The options for the cta-verification-feeder are as follows:

  • filter: Filter out tapes matching the states passed (multiple states should be separated by ,).
  • tapepool: Only verify tapes in the specified tapepool (multiple tapepools should be separated by ',')
  • min_data_on_tape: Minimum number of bytes on tape for it to be verified
  • min_relative_capacity: Minimum relative filled capacity of tape for it to be verified
  • verify_path: Location of cta-verify-tape executable.
  • verify_policy: One of last_read, last_written, last_verified.
  • full_tapes: Verify only tapes that are full.
  • minage: Verify only tapes which have not been verified for so many days.
  • maxverify: maximum number verify processes to run concurrently.
  • verify_options: Options to pass to cta-verify-tape.
  • logfile: Log file path.
  • list_current_verifications: Just list current ongoing verifications and exit.
  • noaction: Dry run, do not submit the tapes for verification.

The feeder tries to satisfy all the options passed. If the options passed cause no tape to be eligible for verification, the script aborts with an exit code of 1.

The feeder calls the cta-verify-tape script for each tape it decides to verify.

The log file for the feeder is in /var/log/cta/verification/cta-verification-feeder.log.

Listing current verifications

Can be done with cta-verification-feeder --list_current_verifications or cta-admin --json sq, by seeing which retrieve queues have jobs queued with the verification mount policy.

Canceling verification

Once the verification jobs have been submitted, they cannot be canceled, just like normal retrieve jobs.
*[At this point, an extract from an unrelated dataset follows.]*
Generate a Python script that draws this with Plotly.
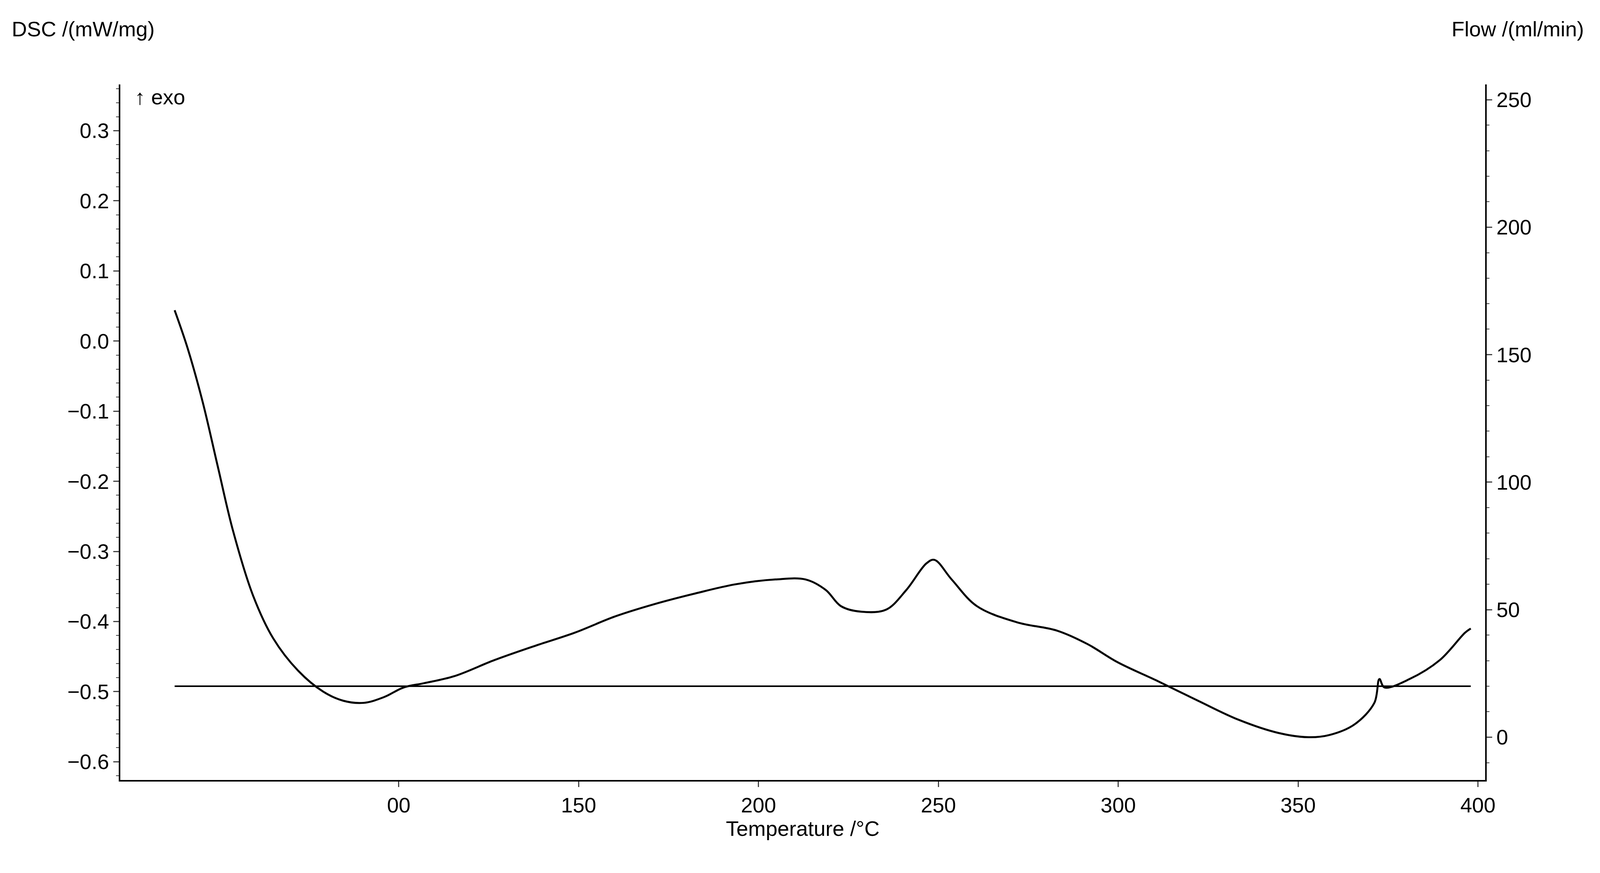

You can however manually change the verification_status of the tape with cta-admin tape ch --verificationstatus. Note you must manually override the whole json. Changing the status from ongoing to done or cancelled will make the verification framework not list the current tape as being verified.

Monitoring

Tape verification monitoring is in this dashboard.

Automation

Done through rundeck with a job running every four hours.